Saturday, September 24, 2011

Opto Circuits (India) Ltd

Value addition (manufacturing expenses) is a surprise.

For the first time, I went through the Annual Report of Opto Circuits (India) Ltd.

What looks great about the company is the margin in its medical devices business and also surprising is the value additions it does in its Indian operation.

  1. Opto manufacture/assemble medical devices for 100% export.
  2. It imports almost every thing (99%) what is required for manufacturing/ assembling
  3. To manufacture medical devices whose sale value was 603 cr, labour charges was just over 1 crore, (thus operation is not a labour intensive), power & fuel was less than 1 crore (neither the operation is power intensive), other expenses including repairs and insurance etc do not add to even one crore (so other cost is also negligible).
  4. One is made to think, what one can add value to imported raw material by spending not even one percentage of sales value and then sell it at a margin of over 35%. The products are sold in USA and Europe markets.
  5. What Opto possesses which the manufacturers of these raw material do not have ? They loose huge margin if they sell final products instead of selling raw material to OPTO.
  6. I thought, might be company may be making these raw materials in one of its overseas subsidiaries and final assembling is done in India.

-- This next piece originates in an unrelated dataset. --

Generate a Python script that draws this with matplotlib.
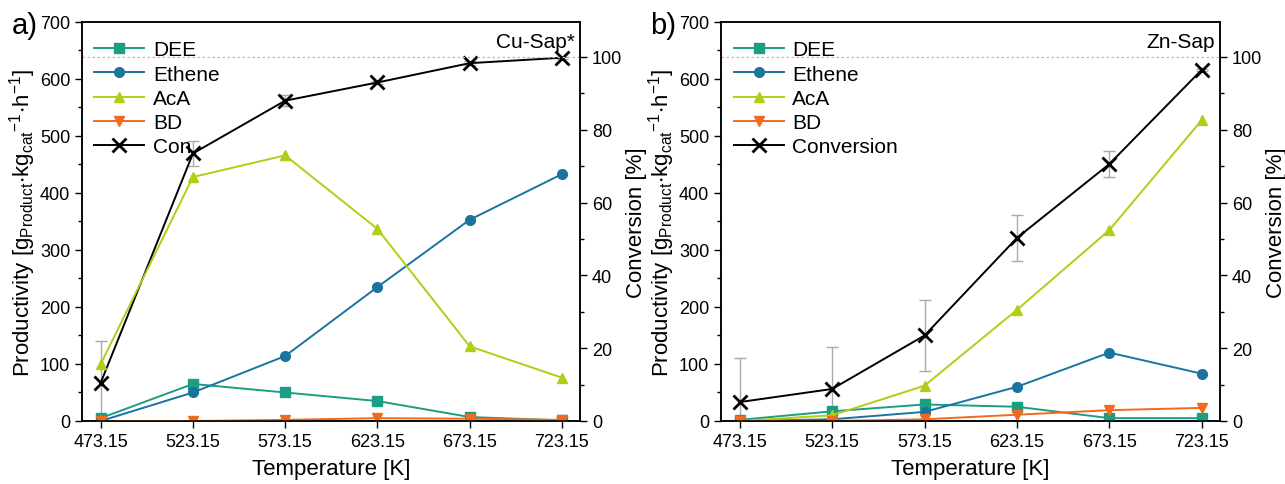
import matplotlib
matplotlib.use("Agg")
import matplotlib.pyplot as plt
import numpy as np

plt.rcParams['font.family'] = ['Liberation Sans', 'DejaVu Sans']
plt.rcParams['mathtext.default'] = 'regular'

temps = [473.15, 523.15, 573.15, 623.15, 673.15, 723.15]
temp_labels = ["473.15", "523.15", "573.15", "623.15", "673.15", "723.15"]

# Cu-Sap*
cu_dee = [5, 65, 50, 35, 7, 1]
cu_ethene = [0, 50, 114, 235, 353, 433]
cu_aca = [100, 428, 466, 337, 131, 76]
cu_bd = [0, 0, 2, 5, 4, 2]
cu_conv = [10.5, 73.5, 88.0, 93.0, 98.3, 99.8]
cu_conv_err = [11.5, 3.5, 1.5, 0.5, 0.5, 0.3]

# Zn-Sap
zn_dee = [2, 17, 29, 25, 5, 5]
zn_ethene = [0, 3, 16, 60, 120, 83]
zn_aca = [0, 10, 62, 195, 335, 528]
zn_bd = [0, 0, 3, 11, 19, 23]
zn_conv = [5.2, 8.8, 23.5, 50.3, 70.6, 96.5]
zn_conv_err = [12.0, 11.6, 9.7, 6.3, 3.7, 0.3]

c_dee = "#1b9e84"
c_eth = "#1a74a0"
c_aca = "#b4cc16"
c_bd = "#f26a1e"

ylab = r"Productivity [g$_{Product}$$\cdot$kg$_{cat}$$^{-1}$$\cdot$h$^{-1}$]"

fig = plt.figure(figsize=(12.85, 4.85), dpi=100)


def panel(rect, dee, eth, aca, bd, conv, err, tag, name, conv_label):
    ax = fig.add_axes(rect)
    ax2 = ax.twinx()
    ax.set_zorder(ax2.get_zorder() + 1)
    ax.patch.set_visible(False)

    kw = dict(lw=1.4, ms=7)
    l1, = ax.plot(temps, dee, "-s", color=c_dee, label="DEE", **kw)
    l2, = ax.plot(temps, eth, "-o", color=c_eth, label="Ethene", **kw)
    l3, = ax.plot(temps, aca, "-^", color=c_aca, label="AcA", **kw)
    l4, = ax.plot(temps, bd, "-v", color=c_bd, label="BD", **kw)

    ax2.errorbar(temps, conv, yerr=err, fmt="none", ecolor="#aaaaaa",
                 elinewidth=1, capsize=4, zorder=1)
    l5, = ax2.plot(temps, conv, "-x", color="black", lw=1.4, ms=10, mew=2,
                   label=conv_label)
    ax2.axhline(100, color="#bbbbbb", ls=(0, (2, 2)), lw=0.9)

    ax.set_xlim(463, 733)
    ax.set_ylim(0, 700)
    ax2.set_ylim(0, 700 / 638.6 * 100)
    ax.set_xticks(temps)
    ax.set_xticklabels(temp_labels)
    ax.set_yticks(np.arange(0, 701, 100))
    ax.set_yticks(np.arange(50, 700, 100), minor=True)
    ax2.set_yticks(np.arange(0, 101, 20))
    ax2.set_yticks(np.arange(10, 101, 20), minor=True)

    for a in (ax, ax2):
        a.tick_params(which="major", direction="out", length=5, width=1,
                      labelsize=13)
        a.tick_params(which="minor", direction="out", length=3, width=1)
        for s in a.spines.values():
            s.set_linewidth(1.1)

    ax.set_xlabel("Temperature [K]", fontsize=16, labelpad=6)
    ax.set_ylabel(ylab, fontsize=16, labelpad=1)
    ax2.set_ylabel("Conversion [%]", fontsize=16, labelpad=3)

    ax.legend(handles=[l1, l2, l3, l4, l5], loc="upper left", frameon=False,
              fontsize=15, handlelength=2.4, handletextpad=0.4,
              labelspacing=0.25, borderaxespad=0.2,
              bbox_to_anchor=(0.0, 0.985))
    ax.text(0.99, 0.975, name, transform=ax.transAxes, ha="right", va="top",
            fontsize=15)
    fig.text(rect[0] - 0.055, 0.975, tag, ha="left", va="top", fontsize=21)
    return ax


panel([0.0638, 0.1299, 0.3876, 0.8227], cu_dee, cu_ethene, cu_aca, cu_bd,
      cu_conv, cu_conv_err, "a)", "Cu-Sap*", "Con.")
panel([0.5611, 0.1299, 0.3883, 0.8227], zn_dee, zn_ethene, zn_aca, zn_bd,
      zn_conv, zn_conv_err, "b)", "Zn-Sap", "Conversion")

fig.savefig("out.png", dpi=100)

But these are not the products of any of its overseas subsidiaries as there is hardly transaction with them.
  7. I thought India is a big medical market, but none of these equipments are sold in the country.
  8. Company does not pay any taxes as its profit being profit from export.  but huge dividend payment is one thing which compel you to think.

1 comment:

  1. Opto specially after the Cardiac Sciences acquisition have access to patents, superior technology, brands, superior distribution.

    The medical devices and heart stints are marked by very low volumes with very high profit margins. Thus the value addition may be the branding and packaging, without which these products won't find acceptability.

    The near term concern is the higher debt and impact on margins from higher interest outgo.